The original farm started out as dairying and diversified over to poultry, due to Roy’s mother’s love of chickens. Their children Roxanne, Tracey and Damien (and their families) then further expanded the business, purchasing neighbouring farms and establishing these farms as certified organic.
Kialla’s sister company Aus Organics provides chicken feed for the egg-laying hens. The chickens’ manure is used as compost on the crops. The crops then end up back at Kialla creating a closed cycle of organic inputs and outputs.
Roy and family grow buckwheat, popcorn, sorghum and barley for Kialla.
Buckwheat is a rotational crop and it will be planted in summer.

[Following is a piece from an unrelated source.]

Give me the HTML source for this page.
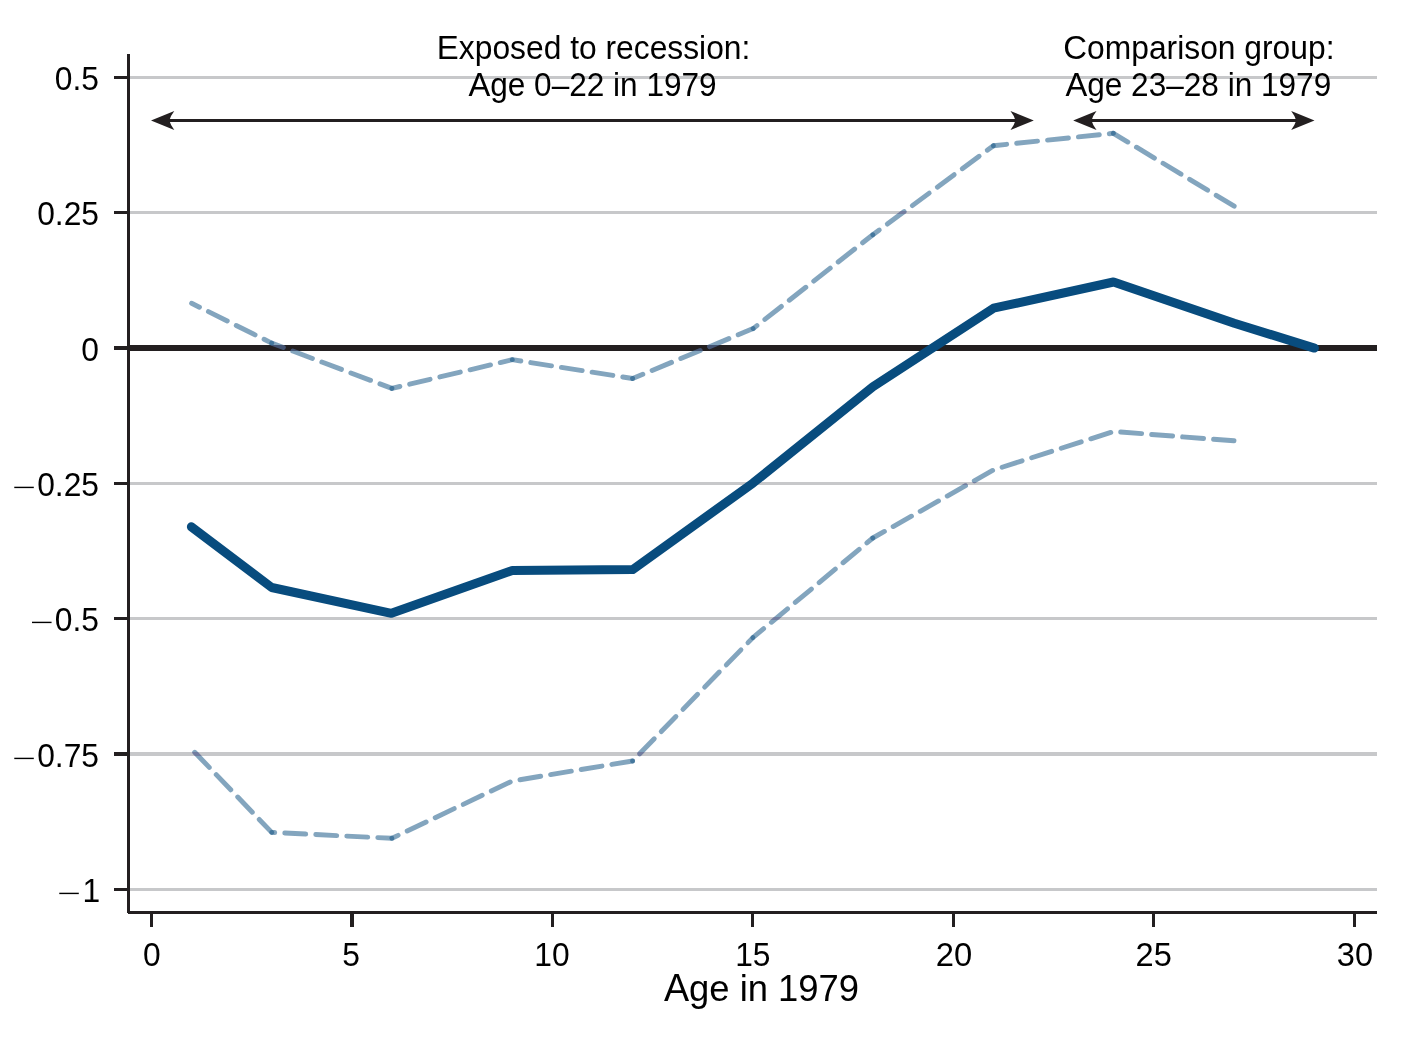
<!DOCTYPE html>
<html lang="en">
<head>
<meta charset="utf-8">
<title>Age in 1979</title>
<style>
html,body{margin:0;padding:0;background:#fff;}
body{width:1424px;height:1040px;overflow:hidden;}
svg{display:block;}
text{font-family:"Liberation Sans",Arial,Helvetica,sans-serif;fill:#000;}
</style>
</head>
<body>
<svg width="1424" height="1040" viewBox="0 0 1424 1040">
<rect width="1424" height="1040" fill="#fff"/>

<g fill="#c7c8ca">
<rect x="130" y="76" width="1247" height="3"/>
<rect x="130" y="211" width="1247" height="3"/>
<rect x="130" y="482" width="1247" height="3"/>
<rect x="130" y="617" width="1247" height="3"/>
<rect x="130" y="752" width="1247" height="4"/>
<rect x="130" y="888" width="1247" height="3"/>
</g>
<g fill="#231f20"><rect x="130" y="345" width="1247" height="6"/></g>
<g fill="none" stroke="#084c7e" stroke-opacity="0.5" stroke-width="4.9" stroke-linecap="round" stroke-dasharray="21.0 10.05">
<line x1="1234.2" y1="206.2" x2="1113.4" y2="133.3" stroke-dashoffset="0.00"/>
<line x1="1113.4" y1="133.3" x2="993.4" y2="145.7" stroke-dashoffset="16.89"/>
<line x1="993.4" y1="145.7" x2="872.8" y2="234.8" stroke-dashoffset="13.33"/>
<line x1="872.8" y1="234.8" x2="753.1" y2="328.6" stroke-dashoffset="8.03"/>
<line x1="753.1" y1="328.6" x2="632.6" y2="378.5" stroke-dashoffset="4.85"/>
<line x1="632.6" y1="378.5" x2="512.3" y2="359.7" stroke-dashoffset="11.07"/>
<line x1="512.3" y1="359.7" x2="391.9" y2="388.4" stroke-dashoffset="8.63"/>
<line x1="391.9" y1="388.4" x2="271.7" y2="343.1" stroke-dashoffset="8.21"/>
<line x1="271.7" y1="343.1" x2="191.6" y2="303.3" stroke-dashoffset="12.46"/>
<line x1="1234.0" y1="440.8" x2="1113.6" y2="431.5" stroke-dashoffset="0.50"/>
<line x1="1113.6" y1="431.5" x2="993.4" y2="470.0" stroke-dashoffset="28.11"/>
<line x1="993.4" y1="470.0" x2="872.8" y2="538.0" stroke-dashoffset="30.12"/>
<line x1="872.8" y1="538.0" x2="752.9" y2="637.6" stroke-dashoffset="13.32"/>
<line x1="752.9" y1="637.6" x2="632.6" y2="761.0" stroke-dashoffset="13.95"/>
<line x1="632.6" y1="761.0" x2="512.3" y2="781.0" stroke-dashoffset="31.03"/>
<line x1="512.3" y1="781.0" x2="391.9" y2="838.3" stroke-dashoffset="28.78"/>
<line x1="391.9" y1="838.3" x2="271.7" y2="832.4" stroke-dashoffset="6.87"/>
<line x1="271.7" y1="832.4" x2="191.6" y2="749.0" stroke-dashoffset="3.02"/>
<line x1="632.5" y1="761.0" x2="632.6" y2="761.0" stroke-dasharray="none"/>
</g>
<clipPath id="zb"><rect x="130" y="345" width="1247" height="6"/></clipPath>
<g clip-path="url(#zb)" fill="none" stroke="#ffceff" stroke-opacity="0.2" stroke-width="4.9" stroke-linecap="round" stroke-dasharray="21.0 10.05">
<line x1="391.9" y1="388.4" x2="271.7" y2="343.1" stroke-dashoffset="8.21"/>
<line x1="753.1" y1="328.6" x2="632.6" y2="378.5" stroke-dashoffset="4.85"/>
</g>
<clipPath id="gb"><rect x="130" y="76" width="1247" height="3"/><rect x="130" y="211" width="1247" height="3"/><rect x="130" y="482" width="1247" height="3"/><rect x="130" y="617" width="1247" height="3"/><rect x="130" y="752" width="1247" height="4"/><rect x="130" y="888" width="1247" height="3"/></clipPath>
<g clip-path="url(#gb)" fill="none" stroke="#a14990" stroke-opacity="0.2" stroke-width="4.9" stroke-linecap="round" stroke-dasharray="21.0 10.05">
<line x1="993.4" y1="145.7" x2="872.8" y2="234.8" stroke-dashoffset="13.33"/>
<line x1="271.7" y1="832.4" x2="191.6" y2="749.0" stroke-dashoffset="3.02"/>
<line x1="752.9" y1="637.6" x2="632.6" y2="761.0" stroke-dashoffset="13.95"/>
<line x1="872.8" y1="538.0" x2="752.9" y2="637.6" stroke-dashoffset="13.32"/>
<line x1="993.4" y1="470.0" x2="872.8" y2="538.0" stroke-dashoffset="30.12"/>
</g>
<polyline points="191.4,526.8 271.7,587.5 391.4,613.3 512.3,570.5 632.7,569.6 753.0,483.1 872.9,386.8 993.5,308.2 1113.5,282.0 1234.3,323.2 1314.4,348.1" fill="none" stroke="#084c7e" stroke-width="9" stroke-linecap="round" stroke-linejoin="round"/>
<g fill="#231f20">
<rect x="127" y="54" width="3" height="859"/>
<rect x="128" y="911" width="1249" height="3"/>
<rect x="114" y="76" width="13" height="3"/>
<rect x="114" y="211" width="13" height="3"/>
<rect x="114" y="346" width="13" height="4"/>
<rect x="114" y="482" width="13" height="3"/>
<rect x="114" y="617" width="13" height="3"/>
<rect x="114" y="752" width="13" height="4"/>
<rect x="114" y="888" width="13" height="3"/>
<rect x="150" y="914" width="3" height="13"/>
<rect x="350" y="914" width="4" height="13"/>
<rect x="551" y="914" width="3" height="13"/>
<rect x="751" y="914" width="3" height="13"/>
<rect x="952" y="914" width="3" height="13"/>
<rect x="1152" y="914" width="3" height="13"/>
<rect x="1353" y="914" width="3" height="13"/>
</g>
<g fill="#231f20">
<rect x="161" y="119" width="863" height="3"/>
<path d="M151.0,120.5 L174.3,111.0 Q170.60,115.75 169.3,120.5 Q170.60,125.25 174.3,130.0 Z"/>
<path d="M1033.8,120.5 L1010.5,111.0 Q1014.20,115.75 1015.5,120.5 Q1014.20,125.25 1010.5,130.0 Z"/>
<rect x="1083" y="119" width="221" height="3"/>
<path d="M1073.2,120.5 L1096.5,111.0 Q1092.80,115.75 1091.5,120.5 Q1092.80,125.25 1096.5,130.0 Z"/>
<path d="M1314.5,120.5 L1291.2,111.0 Q1294.85,115.75 1296.2,120.5 Q1294.85,125.25 1291.2,130.0 Z"/>
</g>
<g><text transform="translate(99.00,90.00) scale(1,1.033)" font-size="31.8" text-anchor="end">0.5</text></g>
<g><text transform="translate(99.00,225.00) scale(1,1.033)" font-size="31.8" text-anchor="end">0.25</text></g>
<g><text transform="translate(99.00,361.00) scale(1,1.033)" font-size="31.8" text-anchor="end">0</text></g>
<g><text font-size="32" transform="translate(12.2,494.10) scale(1.26,0.62)">−</text><text transform="translate(99.00,496.00) scale(1,1.033)" font-size="31.8" text-anchor="end">0.25</text></g>
<g><text font-size="32" transform="translate(30.0,629.10) scale(1.26,0.62)">−</text><text transform="translate(99.00,631.00) scale(1,1.033)" font-size="31.8" text-anchor="end">0.5</text></g>
<g><text font-size="32" transform="translate(12.2,765.10) scale(1.26,0.62)">−</text><text transform="translate(99.00,767.00) scale(1,1.033)" font-size="31.8" text-anchor="end">0.75</text></g>
<g><text font-size="32" transform="translate(57.2,900.10) scale(1.26,0.62)">−</text><text transform="translate(100.20,902.00) scale(1,1.033)" font-size="31.8" text-anchor="end">1</text></g>
<text transform="translate(151.80,966.00) scale(1,1.033)" font-size="31.8" text-anchor="middle">0</text>
<text transform="translate(351.20,966.00) scale(1,1.033)" font-size="31.8" text-anchor="middle">5</text>
<text transform="translate(551.90,966.00) scale(1,1.033)" font-size="31.8" text-anchor="middle">10</text>
<text transform="translate(752.80,966.00) scale(1,1.033)" font-size="31.8" text-anchor="middle">15</text>
<text transform="translate(953.90,966.00) scale(1.03,1.033)" font-size="31.8" text-anchor="middle">20</text>
<text transform="translate(1153.70,966.00) scale(1.025,1.033)" font-size="31.8" text-anchor="middle">25</text>
<text transform="translate(1354.90,966.00) scale(1.025,1.033)" font-size="31.8" text-anchor="middle">30</text>
<text transform="translate(761.50,1001.00) scale(1,1.033)" font-size="36.4" text-anchor="middle"><tspan font-size="37.71">A</tspan>ge in 1979</text>
<text transform="translate(593.60,59.00) scale(1,1.033)" font-size="31.8" text-anchor="middle"><tspan font-size="32.94">E</tspan>xposed to recession:</text>
<text transform="translate(592.50,96.00) scale(0.993,1.033)" font-size="31.8" text-anchor="middle"><tspan font-size="32.94">A</tspan>ge 0–22 in 1979</text>
<text transform="translate(1198.90,59.00) scale(1,1.033)" font-size="31.8" text-anchor="middle"><tspan font-size="32.94">C</tspan>omparison group:</text>
<text transform="translate(1198.30,96.00) scale(0.993,1.033)" font-size="31.8" text-anchor="middle"><tspan font-size="32.94">A</tspan>ge 23–28 in 1979</text>
</svg>
</body>
</html>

While it can be challenging to grow it well, it provides all kinds of benefits, such as soil coverage, weed suppression, and loosening of top soil. All of which are very useful for organic farmers.
Buckwheat is the kind of crop that thrives in low-fertility soils, helping to fortify them for later crops. The roots of the plants produce mild acids that release nutrients from the soil, while also activating slow-release organic fertilisers, such as rock phosphate. This phosphorus in the soil would be otherwise unavailable to most grain crops. However buckwheat is able to extract it so that after the growth cycle, as the crop residue breaks down, it releases these nutrients back into the soil for later crops.
Buckwheat’s dense, fibrous roots cluster in the top 25cm of soil, providing a large root surface area for nutrient uptake. These abundant, fine roots, not only suppress the growth of weeds, they also leave the topsoil loose and friable after only minimal tillage, making it a great mid-summer soil conditioner preceding winter crops such as wheat and barley.
It’s abundant white flowers provide nectar for pollinators and beneficial insects (eg: hover flies , predatory wasps, minute pirate bugs, insidious flower bugs, and lady beetles), that attack or parasitise aphids, mites, and other pests. This provides pest control and prevents the need for chemical pesticides.